• [What the exercise asks]: Only lines holding the string "this" are wanted; copy each one from the material.

• [Information supplied]:

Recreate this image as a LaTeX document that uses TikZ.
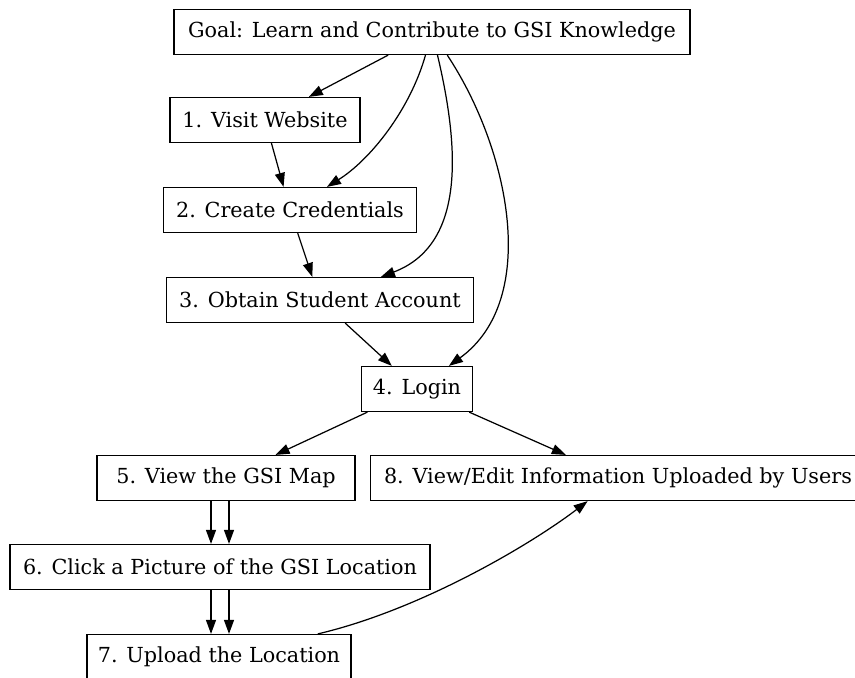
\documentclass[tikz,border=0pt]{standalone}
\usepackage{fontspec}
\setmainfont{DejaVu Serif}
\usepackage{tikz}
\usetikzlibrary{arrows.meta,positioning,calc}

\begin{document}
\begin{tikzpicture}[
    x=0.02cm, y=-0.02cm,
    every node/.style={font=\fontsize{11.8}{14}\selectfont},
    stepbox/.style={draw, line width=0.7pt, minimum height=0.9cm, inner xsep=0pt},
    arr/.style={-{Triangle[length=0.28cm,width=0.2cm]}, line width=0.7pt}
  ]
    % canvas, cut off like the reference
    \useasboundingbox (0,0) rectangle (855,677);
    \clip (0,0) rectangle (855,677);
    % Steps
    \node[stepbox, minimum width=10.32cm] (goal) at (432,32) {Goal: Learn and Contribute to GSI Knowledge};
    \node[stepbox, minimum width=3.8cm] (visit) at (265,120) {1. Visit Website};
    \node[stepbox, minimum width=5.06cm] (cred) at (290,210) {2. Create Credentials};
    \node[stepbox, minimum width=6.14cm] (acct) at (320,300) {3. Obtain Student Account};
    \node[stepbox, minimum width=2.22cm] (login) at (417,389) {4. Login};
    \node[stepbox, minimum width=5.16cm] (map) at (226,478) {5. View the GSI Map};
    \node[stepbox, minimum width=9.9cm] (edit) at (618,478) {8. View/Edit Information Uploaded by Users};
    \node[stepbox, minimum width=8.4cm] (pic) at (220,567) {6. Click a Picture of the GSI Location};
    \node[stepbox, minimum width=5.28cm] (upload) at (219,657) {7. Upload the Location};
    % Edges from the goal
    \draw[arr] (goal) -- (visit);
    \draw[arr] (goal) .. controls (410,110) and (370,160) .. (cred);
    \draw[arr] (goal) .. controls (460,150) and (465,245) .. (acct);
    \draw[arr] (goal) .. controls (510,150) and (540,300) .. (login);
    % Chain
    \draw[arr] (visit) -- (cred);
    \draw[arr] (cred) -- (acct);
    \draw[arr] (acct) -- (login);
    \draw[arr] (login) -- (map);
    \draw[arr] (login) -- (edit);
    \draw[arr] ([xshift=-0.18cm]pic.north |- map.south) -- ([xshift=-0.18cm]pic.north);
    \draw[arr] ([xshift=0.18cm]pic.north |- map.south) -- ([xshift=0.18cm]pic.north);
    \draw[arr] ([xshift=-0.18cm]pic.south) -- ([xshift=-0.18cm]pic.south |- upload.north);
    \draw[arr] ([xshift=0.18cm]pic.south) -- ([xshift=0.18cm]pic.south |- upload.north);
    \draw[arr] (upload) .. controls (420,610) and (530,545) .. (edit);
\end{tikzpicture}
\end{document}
==
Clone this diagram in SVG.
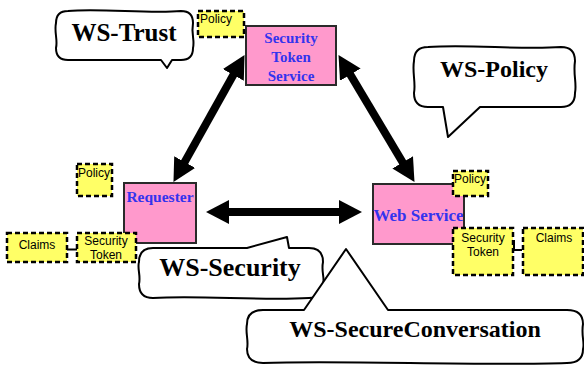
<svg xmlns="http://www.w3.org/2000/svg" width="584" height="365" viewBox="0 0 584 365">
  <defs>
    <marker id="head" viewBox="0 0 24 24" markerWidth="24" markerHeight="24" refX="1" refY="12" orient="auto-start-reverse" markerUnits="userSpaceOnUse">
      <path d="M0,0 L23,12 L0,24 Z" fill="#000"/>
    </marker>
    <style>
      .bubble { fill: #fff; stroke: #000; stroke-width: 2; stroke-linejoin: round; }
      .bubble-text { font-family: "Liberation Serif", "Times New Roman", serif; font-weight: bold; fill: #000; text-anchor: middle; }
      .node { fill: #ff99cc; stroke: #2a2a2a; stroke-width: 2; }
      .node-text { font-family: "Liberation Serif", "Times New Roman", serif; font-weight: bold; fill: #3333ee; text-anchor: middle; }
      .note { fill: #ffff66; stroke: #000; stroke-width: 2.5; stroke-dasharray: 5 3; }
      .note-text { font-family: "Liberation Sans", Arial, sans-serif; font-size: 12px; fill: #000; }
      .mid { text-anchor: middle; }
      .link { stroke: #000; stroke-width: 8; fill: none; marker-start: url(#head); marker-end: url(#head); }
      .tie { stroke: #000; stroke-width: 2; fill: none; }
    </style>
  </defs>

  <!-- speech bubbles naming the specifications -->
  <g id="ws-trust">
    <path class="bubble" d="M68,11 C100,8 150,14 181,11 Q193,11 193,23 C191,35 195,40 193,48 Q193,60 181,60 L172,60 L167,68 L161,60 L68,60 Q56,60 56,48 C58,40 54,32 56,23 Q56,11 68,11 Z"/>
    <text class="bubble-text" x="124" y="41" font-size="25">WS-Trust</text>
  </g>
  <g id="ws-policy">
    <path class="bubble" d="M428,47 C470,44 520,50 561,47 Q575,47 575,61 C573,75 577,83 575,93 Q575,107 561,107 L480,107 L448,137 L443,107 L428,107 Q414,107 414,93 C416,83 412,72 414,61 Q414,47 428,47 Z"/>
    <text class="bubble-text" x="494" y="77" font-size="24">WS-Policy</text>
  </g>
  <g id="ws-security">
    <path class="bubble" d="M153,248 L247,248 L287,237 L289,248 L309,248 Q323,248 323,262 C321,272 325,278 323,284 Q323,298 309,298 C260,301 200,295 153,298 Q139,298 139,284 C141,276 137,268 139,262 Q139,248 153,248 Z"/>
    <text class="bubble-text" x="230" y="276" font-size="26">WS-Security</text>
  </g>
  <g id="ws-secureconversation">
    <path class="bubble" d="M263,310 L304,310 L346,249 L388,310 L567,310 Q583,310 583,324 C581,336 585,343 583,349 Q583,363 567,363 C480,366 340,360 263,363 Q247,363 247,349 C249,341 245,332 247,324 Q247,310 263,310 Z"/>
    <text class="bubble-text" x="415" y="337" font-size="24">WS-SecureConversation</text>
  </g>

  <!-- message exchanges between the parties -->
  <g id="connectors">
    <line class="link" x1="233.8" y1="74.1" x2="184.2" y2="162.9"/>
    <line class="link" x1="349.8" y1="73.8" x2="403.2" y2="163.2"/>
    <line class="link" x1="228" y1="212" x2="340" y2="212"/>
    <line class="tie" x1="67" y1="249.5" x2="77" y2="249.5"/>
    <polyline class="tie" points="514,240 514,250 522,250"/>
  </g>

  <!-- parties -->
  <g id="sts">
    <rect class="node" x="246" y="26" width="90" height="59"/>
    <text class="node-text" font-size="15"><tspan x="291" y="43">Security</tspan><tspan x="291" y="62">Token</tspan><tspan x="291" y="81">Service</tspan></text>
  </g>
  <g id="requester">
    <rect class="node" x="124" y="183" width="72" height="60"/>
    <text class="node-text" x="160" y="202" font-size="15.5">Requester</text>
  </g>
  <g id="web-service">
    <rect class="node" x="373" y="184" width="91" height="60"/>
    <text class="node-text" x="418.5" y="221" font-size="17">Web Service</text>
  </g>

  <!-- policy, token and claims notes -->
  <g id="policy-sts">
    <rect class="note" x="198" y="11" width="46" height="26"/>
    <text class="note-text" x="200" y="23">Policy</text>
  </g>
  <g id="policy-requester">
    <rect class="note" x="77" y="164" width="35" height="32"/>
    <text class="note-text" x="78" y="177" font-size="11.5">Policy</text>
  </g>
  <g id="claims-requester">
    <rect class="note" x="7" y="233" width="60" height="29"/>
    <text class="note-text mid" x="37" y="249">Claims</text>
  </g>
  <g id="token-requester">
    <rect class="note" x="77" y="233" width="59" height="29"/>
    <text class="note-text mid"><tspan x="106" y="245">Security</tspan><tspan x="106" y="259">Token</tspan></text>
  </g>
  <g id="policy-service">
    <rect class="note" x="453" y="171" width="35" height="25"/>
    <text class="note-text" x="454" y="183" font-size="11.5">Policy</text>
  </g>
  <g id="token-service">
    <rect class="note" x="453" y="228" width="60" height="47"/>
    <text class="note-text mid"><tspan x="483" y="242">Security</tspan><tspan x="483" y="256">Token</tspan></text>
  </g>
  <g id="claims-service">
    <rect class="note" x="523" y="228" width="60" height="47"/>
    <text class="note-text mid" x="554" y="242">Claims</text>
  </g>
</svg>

• [Exercise output]:
Recreate this image as a LaTeX document that uses TikZ.
Clone this diagram in SVG.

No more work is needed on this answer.